### [DATA LINES]
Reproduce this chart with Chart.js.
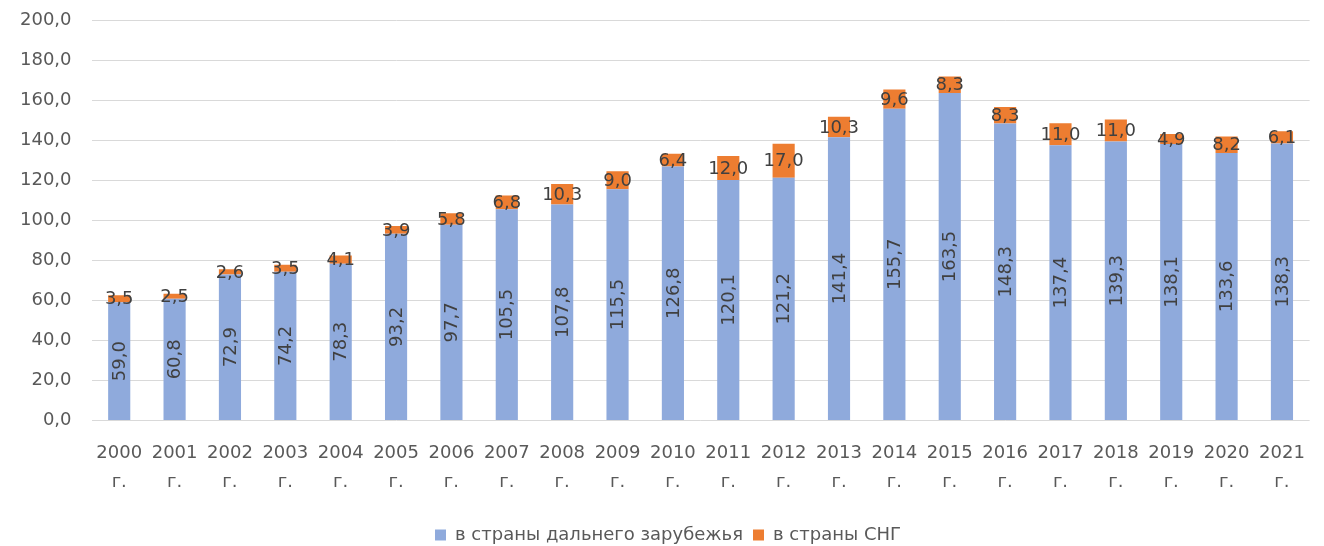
<!DOCTYPE html>
<html>
<head>
<meta charset="utf-8">
<script src="https://cdn.jsdelivr.net/npm/chart.js@4"></script>
<style>
  html, body { margin: 0; padding: 0; background: #fff; }
  #wrap { width: 1324px; height: 546px; }
</style>
</head>
<body>
<div id="wrap"><canvas id="chart" width="1324" height="546"></canvas></div>
<script>
const years = ['2000', '2001', '2002', '2003', '2004', '2005', '2006', '2007', '2008', '2009', '2010',
  '2011', '2012', '2013', '2014', '2015', '2016', '2017', '2018', '2019', '2020', '2021']
const farAbroad = [59.0, 60.8, 72.9, 74.2, 78.3, 93.2, 97.7, 105.5, 107.8, 115.5, 126.8,
  120.1, 121.2, 141.4, 155.7, 163.5, 148.3, 137.4, 139.3, 138.1, 133.6, 138.3]
const cis = [3.5, 2.5, 2.6, 3.5, 4.1, 3.9, 5.8, 6.8, 10.3, 9.0, 6.4,
  12.0, 17.0, 10.3, 9.6, 8.3, 8.3, 11.0, 11.0, 4.9, 8.2, 6.1]
const seriesNames = ['в страны дальнего зарубежья', 'в страны СНГ']

const fontFamily = '"DejaVu Sans", sans-serif'
const fmt = v => v.toFixed(1).replace('.', ',')

// подписи значений: синие — повернутые, оранжевые — горизонтальные
const valueLabels = {
  id: 'valueLabels',
  afterDatasetsDraw (chart) {
    const c = chart.ctx
    c.save()
    c.font = '18px ' + fontFamily
    c.fillStyle = '#404040'
    c.textAlign = 'center'
    c.textBaseline = 'middle'
    chart.data.datasets.forEach((ds, i) => {
      const meta = chart.getDatasetMeta(i)
      meta.data.forEach((bar, j) => {
        const mid = (bar.y + bar.base) / 2
        const text = fmt(ds.data[j])
        if (i === 0) {
          c.save()
          c.translate(bar.x, mid)
          c.rotate(-Math.PI / 2)
          c.fillText(text, 0, 1)
          c.restore()
        } else {
          c.fillText(text, bar.x, mid + 1)
        }
      })
    })
    c.restore()
  }
}

new Chart(document.getElementById('chart'), {
  type: 'bar',
  data: {
    labels: years.map(y => [y, 'г.']),
    datasets: [
      {
        label: seriesNames[0],
        data: farAbroad,
        backgroundColor: '#8faadc',
        categoryPercentage: 1,
        barPercentage: 0.4
      },
      {
        label: seriesNames[1],
        data: cis,
        backgroundColor: '#ed7d31',
        categoryPercentage: 1,
        barPercentage: 0.4
      }
    ]
  },
  options: {
    responsive: false,
    animation: false,
    layout: {
      padding: { top: 20, right: 6, left: 18, bottom: -8 }
    },
    plugins: {
      legend: {
        position: 'bottom',
        labels: {
          boxWidth: 11,
          boxHeight: 11,
          padding: 10,
          color: '#595959',
          font: { family: fontFamily, size: 18 }
        }
      },
      tooltip: { enabled: false }
    },
    scales: {
      x: {
        stacked: true,
        grid: { display: false, drawTicks: false },
        border: { display: false },
        ticks: {
          color: '#595959',
          padding: 19,
          maxRotation: 0,
          autoSkip: false,
          font: { family: fontFamily, size: 18, lineHeight: 1.6 }
        }
      },
      y: {
        stacked: true,
        min: 0,
        max: 200,
        grid: { color: '#d9d9d9', lineWidth: 1, drawTicks: true, tickLength: 18, tickColor: 'rgba(0,0,0,0)' },
        border: { display: false },
        ticks: {
          stepSize: 20,
          padding: 2,
          color: '#595959',
          font: { family: fontFamily, size: 18 },
          callback: v => fmt(v)
        }
      }
    }
  },
  plugins: [valueLabels]
})
</script>
</body>
</html>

### [EXERCISE REQUIREMENTS]
Strip out the pictures and quote the remaining data word for word.

### [ANSWER]
Reproduce this chart with Chart.js.
<!DOCTYPE html>
<html>
<head>
<meta charset="utf-8">
<script src="https://cdn.jsdelivr.net/npm/chart.js@4"></script>
<style>
  html, body { margin: 0; padding: 0; background: #fff; }
  #wrap { width: 1324px; height: 546px; }
</style>
</head>
<body>
<div id="wrap"><canvas id="chart" width="1324" height="546"></canvas></div>
<script>
const years = ['2000', '2001', '2002', '2003', '2004', '2005', '2006', '2007', '2008', '2009', '2010',
  '2011', '2012', '2013', '2014', '2015', '2016', '2017', '2018', '2019', '2020', '2021']
const farAbroad = [59.0, 60.8, 72.9, 74.2, 78.3, 93.2, 97.7, 105.5, 107.8, 115.5, 126.8,
  120.1, 121.2, 141.4, 155.7, 163.5, 148.3, 137.4, 139.3, 138.1, 133.6, 138.3]
const cis = [3.5, 2.5, 2.6, 3.5, 4.1, 3.9, 5.8, 6.8, 10.3, 9.0, 6.4,
  12.0, 17.0, 10.3, 9.6, 8.3, 8.3, 11.0, 11.0, 4.9, 8.2, 6.1]
const seriesNames = ['в страны дальнего зарубежья', 'в страны СНГ']

const fontFamily = '"DejaVu Sans", sans-serif'
const fmt = v => v.toFixed(1).replace('.', ',')

// подписи значений: синие — повернутые, оранжевые — горизонтальные
const valueLabels = {
  id: 'valueLabels',
  afterDatasetsDraw (chart) {
    const c = chart.ctx
    c.save()
    c.font = '18px ' + fontFamily
    c.fillStyle = '#404040'
    c.textAlign = 'center'
    c.textBaseline = 'middle'
    chart.data.datasets.forEach((ds, i) => {
      const meta = chart.getDatasetMeta(i)
      meta.data.forEach((bar, j) => {
        const mid = (bar.y + bar.base) / 2
        const text = fmt(ds.data[j])
        if (i === 0) {
          c.save()
          c.translate(bar.x, mid)
          c.rotate(-Math.PI / 2)
          c.fillText(text, 0, 1)
          c.restore()
        } else {
          c.fillText(text, bar.x, mid + 1)
        }
      })
    })
    c.restore()
  }
}

new Chart(document.getElementById('chart'), {
  type: 'bar',
  data: {
    labels: years.map(y => [y, 'г.']),
    datasets: [
      {
        label: seriesNames[0],
        data: farAbroad,
        backgroundColor: '#8faadc',
        categoryPercentage: 1,
        barPercentage: 0.4
      },
      {
        label: seriesNames[1],
        data: cis,
        backgroundColor: '#ed7d31',
        categoryPercentage: 1,
        barPercentage: 0.4
      }
    ]
  },
  options: {
    responsive: false,
    animation: false,
    layout: {
      padding: { top: 20, right: 6, left: 18, bottom: -8 }
    },
    plugins: {
      legend: {
        position: 'bottom',
        labels: {
          boxWidth: 11,
          boxHeight: 11,
          padding: 10,
          color: '#595959',
          font: { family: fontFamily, size: 18 }
        }
      },
      tooltip: { enabled: false }
    },
    scales: {
      x: {
        stacked: true,
        grid: { display: false, drawTicks: false },
        border: { display: false },
        ticks: {
          color: '#595959',
          padding: 19,
          maxRotation: 0,
          autoSkip: false,
          font: { family: fontFamily, size: 18, lineHeight: 1.6 }
        }
      },
      y: {
        stacked: true,
        min: 0,
        max: 200,
        grid: { color: '#d9d9d9', lineWidth: 1, drawTicks: true, tickLength: 18, tickColor: 'rgba(0,0,0,0)' },
        border: { display: false },
        ticks: {
          stepSize: 20,
          padding: 2,
          color: '#595959',
          font: { family: fontFamily, size: 18 },
          callback: v => fmt(v)
        }
      }
    }
  },
  plugins: [valueLabels]
})
</script>
</body>
</html>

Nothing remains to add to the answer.